WASHINGTON — How superstitious are you as a sports fan?
Are you the type that won’t sit until your team makes its first basket, or won’t leave your seat with a no-hitter intact, no matter how much you have to pee? Sure, maybe I still pound my mitt exactly three times while the WTOP softball team is on defense (you know, for strikes/outs) and clap exactly four times while we’re batting (for balls/runs), so maybe I’m a bit superstitious. But I don’t believe in curses anymore, and after what’s happened recently in the sports world, neither should Caps fans.
There have been articles written, despite the losses and 3-1 deficit to the Penguins, about how the Caps are generating more shots, about how their advanced stats show they are actually outplaying the Penguins. Like The Washington Post’s Dan Steinberg, I don’t care about any of that. Unlike Steinberg, though, I see no reason the results have to be the same moving forward.
The Caps have done plenty of good things in this series, but they’ve done plenty of dumb things, too. The own goal and offensive zone penalties from Game 4 stand out, in particular.
But they were the better team in the regular season. They’re healthier than the Penguins (with or without Sidney Crosby) and they have, in theory, the better goalie. Braden Holtby has not performed as well as Marc-Andre Fleury thus far, but he has saved a higher percentage of shots and allowed fewer goals throughout his career, especially this year.
To keep their season alive, they now need to win three straight games. They’ve had winning streaks of three or more games nine times this year, including a nine-game streak during which they handled Pittsburgh, 5-2. This may be unfamiliar playoff territory, but it’s something this team is certainly capable of doing.
Sure, of course they can pack it in. They can get blown out Saturday, or put their blinders on as they trudge to another moral victory. They can even lose in spectacular fashion, maybe in overtime again. For a long, long time, that’s what other seemingly cursed teams did, from the Boston Red Sox, to the Chicago Cubs, to every team from Cleveland.
But then a funny thing happened. Actually, a funny thing happened to each and every one of these teams.

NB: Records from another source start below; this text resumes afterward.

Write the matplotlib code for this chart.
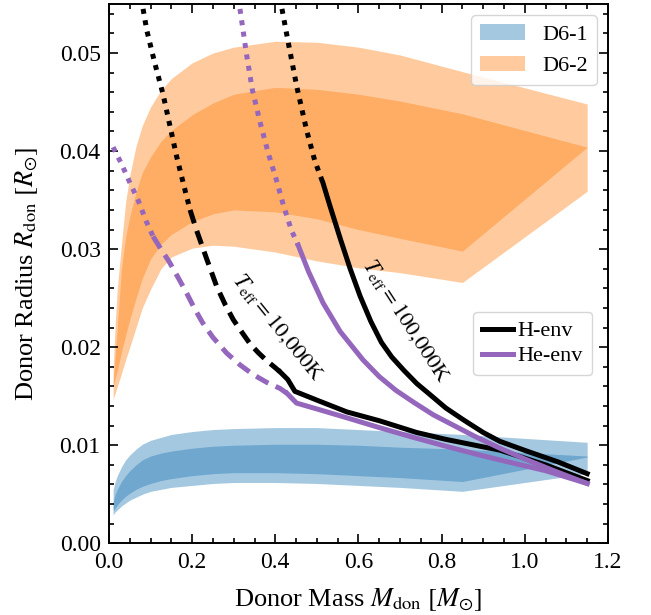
import numpy as np
import matplotlib
matplotlib.use("Agg")
import matplotlib.pyplot as plt

plt.rcParams["font.family"] = ["Liberation Serif", "DejaVu Serif"]
plt.rcParams["mathtext.fontset"] = "stix"

# D6 radius bands (mass grid, outer / inner bounds)
m_band = [0.01, 0.015, 0.02, 0.03, 0.04, 0.05, 0.065, 0.08, 0.1, 0.125, 0.15, 0.2, 0.25, 0.3,
          0.4, 0.5, 0.6, 0.7, 0.85, 1.15]
d62_outer_top = [0.0175, 0.0225, 0.0260, 0.0305, 0.0348, 0.0375, 0.0405, 0.0426, 0.0445, 0.0462, 0.0474,
                 0.0490, 0.0500, 0.0506, 0.0512, 0.0511, 0.0506, 0.0498, 0.0481, 0.0448]
d62_inner_top = [0.0163, 0.0192, 0.0220, 0.0280, 0.0312, 0.0333, 0.0358, 0.0378, 0.0394, 0.0410, 0.0421,
                 0.0437, 0.0449, 0.0458, 0.0465, 0.0463, 0.0458, 0.0451, 0.0438, 0.0404]
d62_inner_bot = [0.0160, 0.0168, 0.0176, 0.0195, 0.0212, 0.0228, 0.0250, 0.0270, 0.0290, 0.0305, 0.0315,
                 0.0328, 0.0336, 0.0340, 0.0338, 0.0331, 0.0320, 0.0311, 0.0298, 0.0404]
d62_outer_bot = [0.0147, 0.0153, 0.0160, 0.0173, 0.0187, 0.0200, 0.0220, 0.0240, 0.0259, 0.0280, 0.0292,
                 0.0301, 0.0304, 0.0303, 0.0297, 0.0288, 0.0281, 0.0276, 0.0266, 0.0359]

d61_outer_top = [0.0055, 0.0063, 0.0069, 0.0078, 0.0085, 0.0090, 0.0096, 0.0101, 0.0105, 0.0108, 0.0111,
                 0.0114, 0.0116, 0.0117, 0.0118, 0.0118, 0.0116, 0.0114, 0.0111, 0.0103]
d61_inner_top = [0.0042, 0.0050, 0.0055, 0.0063, 0.0069, 0.0074, 0.0080, 0.0085, 0.0089, 0.0092, 0.0094,
                 0.0097, 0.0099, 0.0100, 0.0101, 0.0101, 0.0100, 0.0098, 0.0096, 0.0089]
d61_inner_bot = [0.0033, 0.0036, 0.0039, 0.0044, 0.0048, 0.0051, 0.0055, 0.0058, 0.0061, 0.0064, 0.0066,
                 0.0069, 0.0071, 0.0072, 0.0072, 0.0071, 0.0069, 0.0067, 0.0063, 0.0088]
d61_outer_bot = [0.0029, 0.0032, 0.0034, 0.0038, 0.0041, 0.0044, 0.0047, 0.0050, 0.0053, 0.0055, 0.0057,
                 0.0059, 0.0061, 0.0062, 0.0062, 0.0061, 0.0059, 0.0057, 0.0053, 0.0071]

# donor tracks: H-env / He-env, Teff = 10,000 K and 100,000 K
m_h10 = [0.082, 0.091, 0.11, 0.130, 0.147, 0.163, 0.18, 0.195, 0.21, 0.235, 0.259, 0.28, 0.299, 0.32,
         0.34, 0.36, 0.38, 0.40, 0.411, 0.43, 0.447, 0.50, 0.572, 0.65, 0.74, 0.81, 0.892, 0.94,
         1.05, 1.15]
r_h10 = [0.0545, 0.0523, 0.0490, 0.0458, 0.0425, 0.0394, 0.0365, 0.0340, 0.0320, 0.0290, 0.0262,
         0.0243, 0.0228, 0.0215, 0.0203, 0.0194, 0.0186, 0.0179, 0.0175, 0.0167, 0.0155, 0.0146,
         0.0134, 0.0125, 0.0113, 0.0106, 0.0099, 0.0095, 0.0080, 0.0064]
m_he10 = [0.01, 0.03, 0.05, 0.07, 0.09, 0.106, 0.125, 0.145, 0.165, 0.187, 0.205, 0.225, 0.25, 0.283,
          0.315, 0.347, 0.38, 0.411, 0.428, 0.451, 0.50, 0.572, 0.65, 0.732, 0.81, 0.892, 0.94,
          1.05, 1.15]
r_he10 = [0.0404, 0.0387, 0.0368, 0.0350, 0.0328, 0.0313, 0.0300, 0.0287, 0.0272, 0.0255, 0.0240,
          0.0225, 0.0210, 0.0194, 0.0182, 0.0172, 0.0164, 0.0158, 0.0153, 0.0143, 0.0137, 0.0128,
          0.0118, 0.0108, 0.0099, 0.0090, 0.0085, 0.0074, 0.0061]
m_h100 = [0.416, 0.431, 0.452, 0.476, 0.495, 0.515, 0.53, 0.556, 0.58, 0.604, 0.63, 0.655, 0.68,
          0.71, 0.74, 0.771, 0.81, 0.852, 0.90, 0.94, 1.005, 1.08, 1.15]
r_h100 = [0.0545, 0.0511, 0.0465, 0.0420, 0.0390, 0.0367, 0.0346, 0.0311, 0.0280, 0.0252, 0.0226,
          0.0205, 0.0190, 0.0176, 0.0163, 0.0152, 0.0138, 0.0126, 0.0113, 0.0104, 0.0094, 0.0083,
          0.0071]
m_he100 = [0.315, 0.331, 0.345, 0.363, 0.383, 0.403, 0.42, 0.439, 0.455, 0.48, 0.515, 0.556, 0.611,
           0.65, 0.69, 0.732, 0.78, 0.83, 0.88, 0.94, 1.0, 1.07, 1.15]
r_he100 = [0.0545, 0.0498, 0.0462, 0.0430, 0.0398, 0.0370, 0.0344, 0.0319, 0.0304, 0.0277, 0.0245,
           0.0216, 0.0187, 0.0170, 0.0156, 0.0144, 0.0131, 0.0120, 0.0109, 0.0097, 0.0086, 0.0074,
           0.0061]

# mass where dotted part ends, where dashed part ends
breaks_h10 = (0.195, 0.411)
breaks_he10 = (0.106, 0.428)
breaks_h100 = (0.515, 0.515)
breaks_he100 = (0.455, 0.455)

purple = "#9467bd"
lw = 3.6


def plot_track(ax, m, r, breaks, color):
    m = np.array(m)
    r = np.array(r)
    b1, b2 = breaks
    dot = m <= b1
    dash = (m >= b1) & (m <= b2)
    solid = m >= b2
    ax.plot(m[dot], r[dot], color=color, lw=lw, ls=(0, (1, 1.3)))
    if dash.sum() > 1:
        ax.plot(m[dash], r[dash], color=color, lw=lw, ls=(0, (2.8, 1.6)))
    ax.plot(m[solid], r[solid], color=color, lw=lw, solid_joinstyle="round")


fig = plt.figure(figsize=(6.51, 6.15), dpi=100)
ax = fig.add_axes([0.1674, 0.1166, 0.7665, 0.8769])

f1 = ax.fill_between(m_band, d61_outer_bot, d61_outer_top, color="C0", alpha=0.4, lw=0, label="D6-1")
ax.fill_between(m_band, d61_inner_bot, d61_inner_top, color="C0", alpha=0.4, lw=0)
f2 = ax.fill_between(m_band, d62_outer_bot, d62_outer_top, color="C1", alpha=0.4, lw=0, label="D6-2")
ax.fill_between(m_band, d62_inner_bot, d62_inner_top, color="C1", alpha=0.4, lw=0)

plot_track(ax, m_h10, r_h10, breaks_h10, "k")
plot_track(ax, m_he10, r_he10, breaks_he10, purple)
plot_track(ax, m_h100, r_h100, breaks_h100, "k")
plot_track(ax, m_he100, r_he100, breaks_he100, purple)

ax.text(0.406, 0.0220, r"$T_{\rm eff} = 10{,}000$K", rotation=-51, ha="center", va="center",
        rotation_mode="anchor", fontsize=16)
ax.text(0.714, 0.0227, r"$T_{\rm eff} = 100{,}000$K", rotation=-57, ha="center", va="center",
        rotation_mode="anchor", fontsize=16)

ax.set_xlim(0, 1.2)
ax.set_ylim(0, 0.055)
ax.set_xticks(np.arange(0, 1.21, 0.2))
ax.set_xticks(np.arange(0, 1.21, 0.05), minor=True)
ax.set_yticks(np.arange(0, 0.051, 0.01))
ax.set_yticks(np.arange(0, 0.055, 0.002), minor=True)
ax.xaxis.set_major_formatter(matplotlib.ticker.FormatStrFormatter("%.1f"))
ax.yaxis.set_major_formatter(matplotlib.ticker.FormatStrFormatter("%.2f"))
ax.tick_params(which="both", direction="in", top=True, right=True, labelsize=17, width=1.2)
ax.tick_params(which="major", length=6.5, pad=6)
ax.tick_params(which="minor", length=3.5)
for s in ax.spines.values():
    s.set_linewidth(1.4)

ax.set_xlabel(r"Donor Mass $M_{\rm don}$ $[M_{\odot}]$", fontsize=19, labelpad=10)
ax.set_ylabel(r"Donor Radius $R_{\rm don}$ $[R_{\odot}]$", fontsize=19, labelpad=14)

leg1 = ax.legend(handles=[f1, f2], loc="upper right", fontsize=16)
ax.add_artist(leg1)
h1, = ax.plot([], [], color="k", lw=lw, label="H-env")
h2, = ax.plot([], [], color=purple, lw=lw, label="He-env")
ax.legend(handles=[h1, h2], loc="upper right", bbox_to_anchor=(0.968, 0.429), borderaxespad=0,
          fontsize=16, handlelength=1.4, handletextpad=0.2, labelspacing=0.2, borderpad=0.4)

fig.savefig("out.png", dpi=100)
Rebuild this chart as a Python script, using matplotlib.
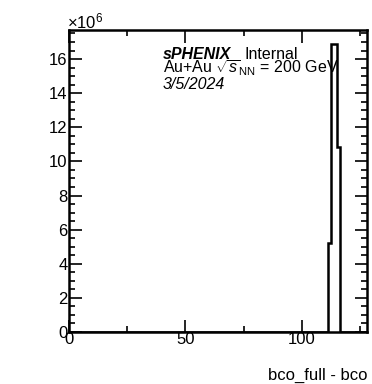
import numpy as np
import matplotlib
matplotlib.use("Agg")
import matplotlib.pyplot as plt
from matplotlib.ticker import MultipleLocator, FuncFormatter

plt.rcParams['font.family'] = ['Liberation Sans', 'DejaVu Sans']
plt.rcParams['mathtext.fontset'] = 'custom'
plt.rcParams['mathtext.rm'] = 'Liberation Sans'
plt.rcParams['mathtext.it'] = 'Liberation Sans:italic'

# histogram: 100 bins on [0, 128], only a few filled
bin_edges = np.linspace(0, 128, 101)
filled_bins = [87, 88, 89, 90]
filled_counts = [5.2e6, 16.86e6, 16.86e6, 10.85e6]

counts = np.zeros(100)
for b, c in zip(filled_bins, filled_counts):
    counts[b] = c

fig = plt.figure(figsize=(3.72, 3.84), dpi=100)
ax = fig.add_axes([69 / 372, 1 - 332 / 384, (367 - 69) / 372, (332 - 30) / 384])

ax.stairs(counts, bin_edges, color='black', linewidth=1.8)

ax.set_xlim(0, 128)
ax.set_ylim(0, 1.05 * max(filled_counts))

ax.xaxis.set_major_locator(MultipleLocator(50))
ax.xaxis.set_minor_locator(MultipleLocator(25))
ax.yaxis.set_major_locator(MultipleLocator(2e6))
ax.yaxis.set_minor_locator(MultipleLocator(0.5e6))
ax.yaxis.set_major_formatter(FuncFormatter(lambda v, p: '%d' % round(v / 1e6)))

ax.tick_params(which='both', direction='in', top=True, right=True, labelsize=12, width=1.2)
ax.tick_params(which='major', length=9)
ax.tick_params(which='minor', length=4.5)
ax.tick_params(axis='x', pad=0)
ax.tick_params(axis='y', pad=1)
for s in ax.spines.values():
    s.set_linewidth(1.8)

fig.text(67 / 372, 1 - 28 / 384, r'$\times$10$^{6}$', fontsize=12, ha='left', va='baseline')

fig.text(367 / 372, 1 - 380 / 384, 'bco_full - bco', fontsize=12, ha='right', va='baseline')

fig.text(163 / 372, 1 - 59 / 384, 'sPHENIX', fontsize=11.5, fontweight='bold', fontstyle='italic', va='baseline')
fig.text(244 / 372, 1 - 59 / 384, 'Internal', fontsize=11.5, va='baseline')
fig.text(163 / 372, 1 - 73 / 384, r'Au+Au $\sqrt{s}_{\rm NN}$ = 200 GeV', fontsize=11.5, va='baseline')
fig.text(163 / 372, 1 - 89 / 384, '3/5/2024', fontsize=11.5, fontstyle='italic', va='baseline')

fig.savefig('out.png', dpi=100)
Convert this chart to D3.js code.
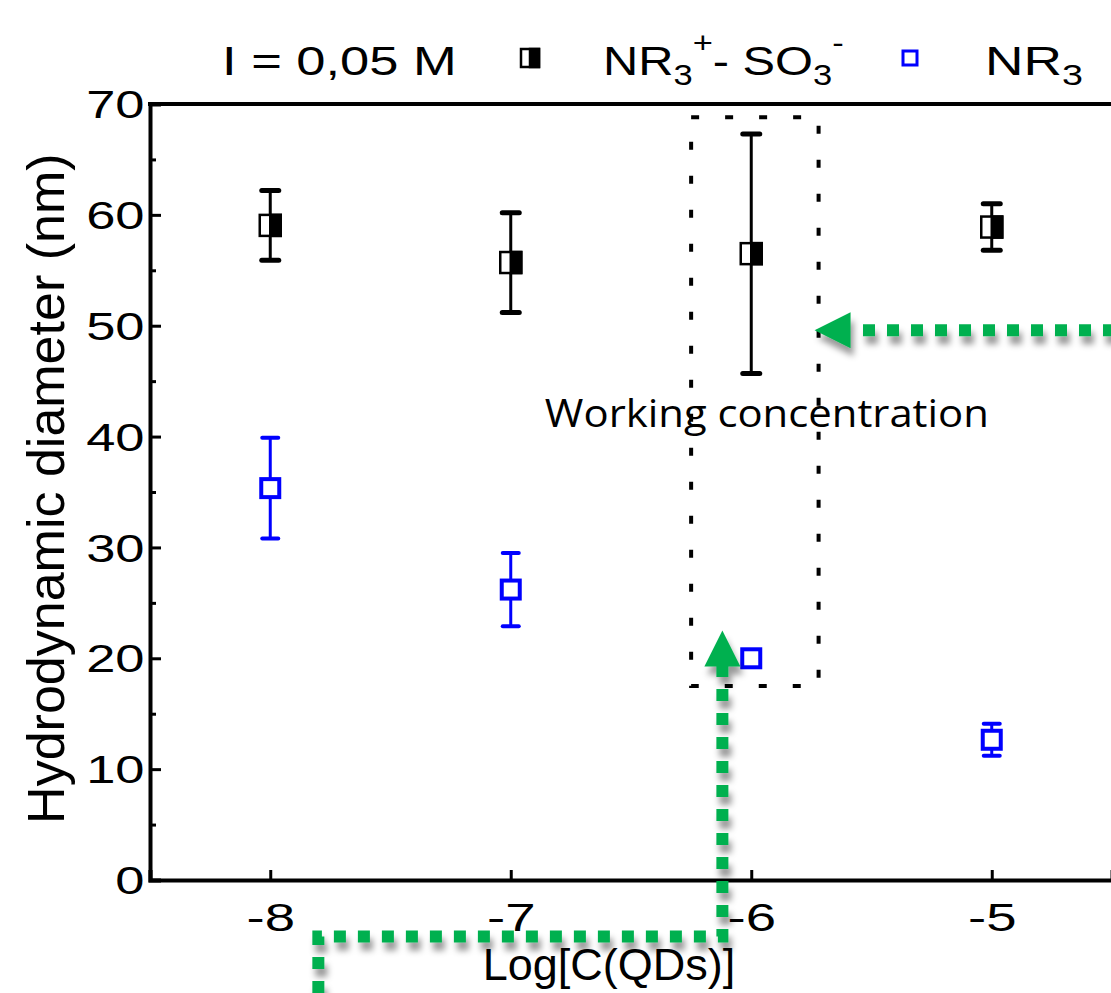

Through whatever combination of luck, pride and players stepping up in the big moments, they lifted themselves from the idea of a curse and prevailed.
It took the Red Sox being pushed past a point that they and any other team before them had ever recovered from, down three-games-to-none to the franchise that had tormented them for the better part of a century. Then the clock struck midnight. It took Dave Roberts (barely) stealing second, and Boston forcing extra innings against the best closer in the history of the sport.
It took a walk-off win, then another in extras the next night. And then, suddenly, it all came together.
The Cavs and Cubs each faced 3-1 deficits last season in their respective championships, the same uphill climb the Caps are staring at right now. Both teams actually had to win a pair of road games, something Washington won’t have to do, with two of the final three possible games coming at Verizon Center.
In so doing, they have only refocused the attention of Washington sports fans on their own title drought, and on Caps fans in particular on their lack of a championship, despite several President’s Trophies in the Ovechkin era. As the Nats have come up short in their own postseason runs, with a couple particularly brutal exits the past five seasons, the narrative has thickened. But that’s all it is — a narrative.
This isn’t some rah-rah, “You can do it,” “Win one for the Gipper” kind of rant. I’m not a Caps fan, or even a huge hockey fan. But I know from my fandom in other sports that sometimes you can get too wrapped up in the details, the history, the numbers, and the psychology. Really, there are just three games left, three potential wins to rewrite the story and make it all go away.
The rest of this series can bring more of the same for the Caps. But it doesn’t have to. They’ve got nothing to lose that they haven’t already lost before. But they’ve got the road map to success from the Red Sox, the Cavs and the Cubs.